Lakeland’s annual classic car show may be running out of gas. That is unless a new sponsor can be found for the three-day October event, which appears to be a difficult task.
The show first graced Lake Mirror 20 years ago. It was started by Heacock Insurance Group founder Ford Heacock as the Lake Mirror Classic Auto Festival. Heacock is retired.
But MidFlorida is bowing out. “While Lakeland continues to serve as the headquarters for MidFlorida, recent expansion to be nearly statewide has caused the need to deploy resources differently, preventing us from devoting the considerable employee labor required throughout the year to host this event,” a recent post on the car show’s Facebook page said.
The yearly event is attended by thousands of people who appreciate the coolness of classic cars. It’s held on the Lake Mirror Promenade and on the downtown streets closest to the lake.
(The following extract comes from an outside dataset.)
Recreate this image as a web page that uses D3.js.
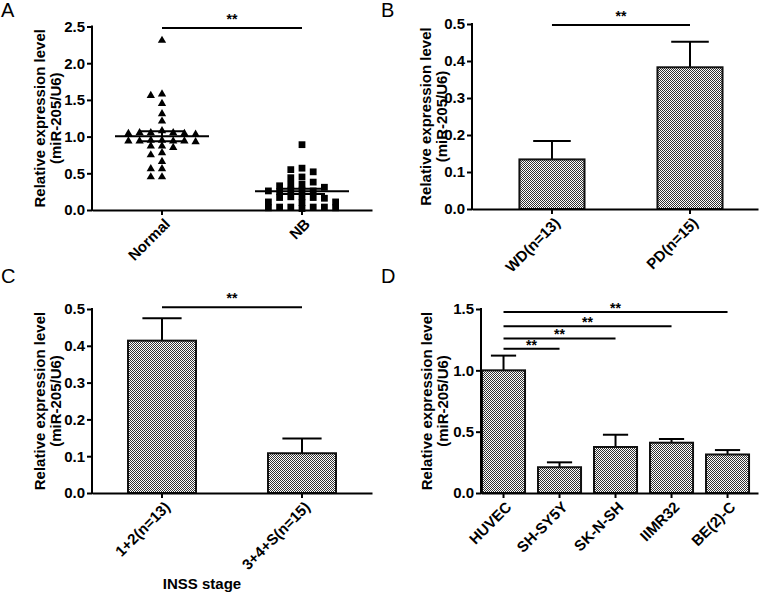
<!DOCTYPE html>
<html>
<head>
<meta charset="utf-8">
<script src="https://cdn.jsdelivr.net/npm/d3@7"></script>
<style>
  body { margin: 0; background: #fff; }
  svg text { font-family: Arial, "Liberation Sans", sans-serif; }
</style>
</head>
<body>
<div class="output"></div>
<script>
// ---- data ----
// A: individual samples
const groupsA = ["Normal", "NB"];
const normalVals = [2.31, 1.58, 1.56, 1.45, 1.31, 1.21, 1.08,
  1.05, 1.05, 1.04, 1.04, 1.03, 1.05,
  0.94, 0.94, 0.95, 0.93, 0.94, 0.95, 0.94,
  0.87, 0.85, 0.87, 0.78, 0.75, 0.66, 0.56, 0.56, 0.45, 0.45];
const nbVals = [0.89, 0.55, 0.52, 0.57, 0.45, 0.44,
  0.38, 0.35, 0.35, 0.33, 0.31,
  0.27, 0.26, 0.26, 0.25, 0.27,
  0.18, 0.17, 0.18, 0.17, 0.16,
  0.11, 0.10, 0.11,
  0.04, 0.04, 0.03, 0.02, 0.03, 0.04, 0.04];
const ticksA = [0, 0.5, 1.0, 1.5, 2.0, 2.5];

// B
const groupsB = ["WD(n=13)", "PD(n=15)"];
const meanB = [0.134, 0.383];
const semB = [0.050, 0.069];
const ticksB = [0, 0.1, 0.2, 0.3, 0.4, 0.5];

// C
const groupsC = ["1+2(n=13)", "3+4+S(n=15)"];
const meanC = [0.414, 0.108];
const semC = [0.061, 0.040];
const ticksC = [0, 0.1, 0.2, 0.3, 0.4, 0.5];

// D
const groupsD = ["HUVEC", "SH-SY5Y", "SK-N-SH", "IIMR32", "BE(2)-C"];
const meanD = [1.0, 0.21, 0.375, 0.41, 0.314];
const semD = [0.12, 0.04, 0.10, 0.03, 0.036];
const ticksD = [0, 0.5, 1.0, 1.5];
// significance brackets in D: [from, to, height]
const sigD = [["HUVEC", "SH-SY5Y", 1.175], ["HUVEC", "SK-N-SH", 1.26],
  ["HUVEC", "IIMR32", 1.36], ["HUVEC", "BE(2)-C", 1.475]];

const yTitle1 = "Relative expression level";
const yTitle2 = "(miR-205/U6)";

// ---- drawing ----
const svg = d3.select(".output").append("svg")
  .attr("width", 759).attr("height", 592);

const pat = svg.append("defs").append("pattern")
  .attr("id", "checker").attr("width", 2).attr("height", 2)
  .attr("patternUnits", "userSpaceOnUse");
pat.append("rect").attr("width", 2).attr("height", 2).attr("fill", "#fff");
pat.append("rect").attr("width", 1).attr("height", 1).attr("fill", "#333");
pat.append("rect").attr("x", 1).attr("y", 1).attr("width", 1).attr("height", 1).attr("fill", "#333");

function panelLetter(txt, x, y) {
  svg.append("text").text(txt).attr("x", x).attr("y", y)
    .style("font-size", "20px").attr("fill", "#000");
}

function axes(p, x, y, ticks, fmt) {
  let ya = svg.append("g")
    .attr("transform", "translate(" + p.left + ",0)")
    .call(d3.axisLeft(y).tickValues(ticks).tickFormat(fmt).tickSize(5).tickSizeOuter(0).tickPadding(2));
  let xa = svg.append("g")
    .attr("transform", "translate(0," + p.bottom + ")")
    .call(d3.axisBottom(x).tickSize(5).tickSizeOuter(0).tickFormat(""));
  [ya, xa].forEach(a => {
    a.selectAll("path, line").attr("stroke", "#000").attr("stroke-width", 2);
    a.selectAll("text").attr("fill", "#000")
      .style("font-size", "15px").style("font-weight", "bold");
  });
  ya.select(".domain").attr("d", "M0," + (p.bottom + 1) + "V" + (p.top - 1));

  // category labels, rotated
  svg.append("g").selectAll("text")
    .data(x.domain())
    .enter().append("text")
    .attr("transform", d => "translate(" + (x(d) + x.bandwidth() / 2 + 9) + "," + (p.bottom + 15) + ") rotate(-45)")
    .attr("text-anchor", "end")
    .style("font-size", "15px").style("font-weight", "bold")
    .text(d => d);

  // y title, two lines
  let cy = (p.top + p.bottom) / 2;
  [yTitle1, yTitle2].forEach((t, i) => {
    svg.append("text")
      .attr("transform", "translate(" + (p.left + p.titleDx + i * 15.5) + "," + cy + ") rotate(-90)")
      .attr("text-anchor", "middle")
      .style("font-size", "15px").style("font-weight", "bold")
      .text(t);
  });
}

function sigBar(x, y, a, b, v, textDy) {
  let x1 = x(a) + x.bandwidth() / 2;
  let x2 = x(b) + x.bandwidth() / 2;
  svg.append("line")
    .attr("x1", x1).attr("x2", x2).attr("y1", y(v)).attr("y2", y(v))
    .attr("stroke", "#000").attr("stroke-width", 2);
  svg.append("text")
    .attr("x", (x1 + x2) / 2).attr("y", y(v) + textDy)
    .attr("text-anchor", "middle")
    .style("font-size", "14px").style("font-weight", "bold")
    .text("**");
}

function barPanel(p, groups, means, sems, ticks, fmt) {
  let x = d3.scaleBand().domain(groups).range([p.left, p.right])
    .paddingInner(p.pi).paddingOuter(p.po).align(p.align);
  let y = d3.scaleLinear().domain([0, ticks[ticks.length - 1]]).range([p.bottom, p.top]);
  let data = groups.map((g, i) => ({ g: g, m: means[i], s: sems[i] }));

  // error bars (upper only)
  let eb = svg.append("g").attr("stroke", "#000").attr("stroke-width", 2);
  eb.selectAll(".stem").data(data).enter().append("line")
    .attr("x1", d => x(d.g) + x.bandwidth() / 2)
    .attr("x2", d => x(d.g) + x.bandwidth() / 2)
    .attr("y1", d => y(d.m)).attr("y2", d => y(d.m + d.s));
  eb.selectAll(".cap").data(data).enter().append("line")
    .attr("x1", d => x(d.g) + x.bandwidth() * 0.22)
    .attr("x2", d => x(d.g) + x.bandwidth() * 0.78)
    .attr("y1", d => y(d.m + d.s)).attr("y2", d => y(d.m + d.s));

  svg.append("g").selectAll("rect").data(data).enter().append("rect")
    .attr("x", d => x(d.g) + 1)
    .attr("y", d => y(d.m))
    .attr("width", x.bandwidth() - 2)
    .attr("height", d => y(0) - y(d.m))
    .attr("fill", "url(#checker)")
    .attr("stroke", "#111").attr("stroke-width", 2);

  axes(p, x, y, ticks, fmt);
  return { x, y };
}

// ---- panel A ----
(function () {
  let p = { left: 92, right: 372, top: 26.5, bottom: 210, titleDx: -47 };
  let x = d3.scaleBand().domain(groupsA).range([p.left, p.right]).padding(0);
  let y = d3.scaleLinear().domain([0, 2.5]).range([p.bottom, p.top]);

  // simple beeswarm: spread overlapping points sideways
  function swarm(vals, cx) {
    let placed = [];
    let order = vals.slice().sort((a, b) => b - a);
    order.forEach(v => {
      let py = y(v);
      for (let k = 0; k < 40; k++) {
        let off = (k % 2 === 0 ? 1 : -1) * Math.ceil(k / 2) * 5.6;
        let px = cx + off;
        if (!placed.some(q => Math.abs(q.x - px) < 10.5 && Math.abs(q.y - py) < 5.5)) {
          placed.push({ x: px, y: py, v: v });
          break;
        }
      }
    });
    return placed;
  }

  let sets = [
    { g: "Normal", vals: normalVals, sym: d3.symbolTriangle, size: 30 },
    { g: "NB", vals: nbVals, sym: d3.symbolSquare, size: 46 }
  ];

  sets.forEach(s => {
    let cx = x(s.g) + x.bandwidth() / 2;
    let pts = swarm(s.vals, cx);
    svg.append("g").selectAll("path").data(pts).enter().append("path")
      .attr("d", d3.symbol().type(s.sym).size(s.size))
      .attr("transform", d => "translate(" + d.x + "," + d.y + ")")
      .attr("fill", "#000");

    let mean = d3.mean(s.vals);
    let sem = d3.deviation(s.vals) / Math.sqrt(s.vals.length);
    let g = svg.append("g").attr("stroke", "#000").attr("stroke-width", 2);
    g.append("line").attr("x1", cx - 47).attr("x2", cx + 47).attr("y1", y(mean)).attr("y2", y(mean));
    g.append("line").attr("x1", cx).attr("x2", cx).attr("y1", y(mean - sem)).attr("y2", y(mean + sem));
    [mean - sem, mean + sem].forEach(v => {
      g.append("line").attr("x1", cx - 23).attr("x2", cx + 23).attr("y1", y(v)).attr("y2", y(v));
    });
  });

  axes(p, x, y, ticksA, d3.format(".1f"));
  sigBar(x, y, "Normal", "NB", 2.48, -4);
})();

// ---- panel B ----
(function () {
  let p = { left: 472, right: 758, top: 24, bottom: 209, titleDx: -41, pi: 0.514, po: 0.293, align: 0.574 };
  let s = barPanel(p, groupsB, meanB, semB, ticksB, d3.format(".1f"));
  sigBar(s.x, s.y, groupsB[0], groupsB[1], 0.497, -4);
})();

// ---- panel C ----
(function () {
  let p = { left: 92, right: 372, top: 309, bottom: 493, titleDx: -47, pi: 0.5, po: 0.25, align: 0.5 };
  let s = barPanel(p, groupsC, meanC, semC, ticksC, d3.format(".1f"));
  sigBar(s.x, s.y, groupsC[0], groupsC[1], 0.505, -4);
  svg.append("text").attr("x", 202).attr("y", 589)
    .attr("text-anchor", "middle")
    .style("font-size", "15px").style("font-weight", "bold")
    .text("INSS stage");
})();

// ---- panel D ----
(function () {
  let p = { left: 481, right: 758, top: 309, bottom: 493, titleDx: -49, pi: 0.196, po: 0.071, align: 0 };
  let s = barPanel(p, groupsD, meanD, semD, ticksD, d3.format(".1f"));
  sigD.forEach(d => sigBar(s.x, s.y, d[0], d[1], d[2], 1));
})();

panelLetter("A", 1, 17);
panelLetter("B", 381, 17);
panelLetter("C", 1, 283);
panelLetter("D", 381, 283);
</script>
</body>
</html>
It may be difficult to find another sponsor, said Julie Townsend, executive director of the Lakeland Downtown Development Authority. She said she’s trying to do so, but it’s expensive and time consuming to put on the show. “It’s insurance and police” and a lot of things, she said.
But Townsend said it’s something that enhances the downtown and it’s profile and she wants it to stay. The show brings visitors downtown to eat, stay in hotels, and visit stores, Townsend said.
She said the city’s charm rubs off on the visitors and many come back. “It brings people to Lakeland that otherwise wouldn’t come,’ she said.
Townsend said she knows the LDDA won’t sponsor the show and she doubts the city would do it.
Heacock said he understands that MidFlorida had to make a tough business decision. “They realized it can be a manpower drain; this is like running a convention.” he said.
Heacock said the car show was rewarding to him. “I made hundreds of friends and made thousands of memories,” he said.
Tip Franklin, a longtime member of the Deep South Cobra classic car team, said he loves the Lakeland show and doesn’t want to see it die. He said he has seen as many as 500 cars in the show.
Other car shows in Florida are first-class promotions, particularly in Brandon and Daytona Beach, he said, adding that he forwarded the names of some other promoters to Townsend so she can question them.
The cost of hosting an event event is steep, but there is one way to cut deeply into the cost, Franklin said: “Instead of a three-day event, make it one day.”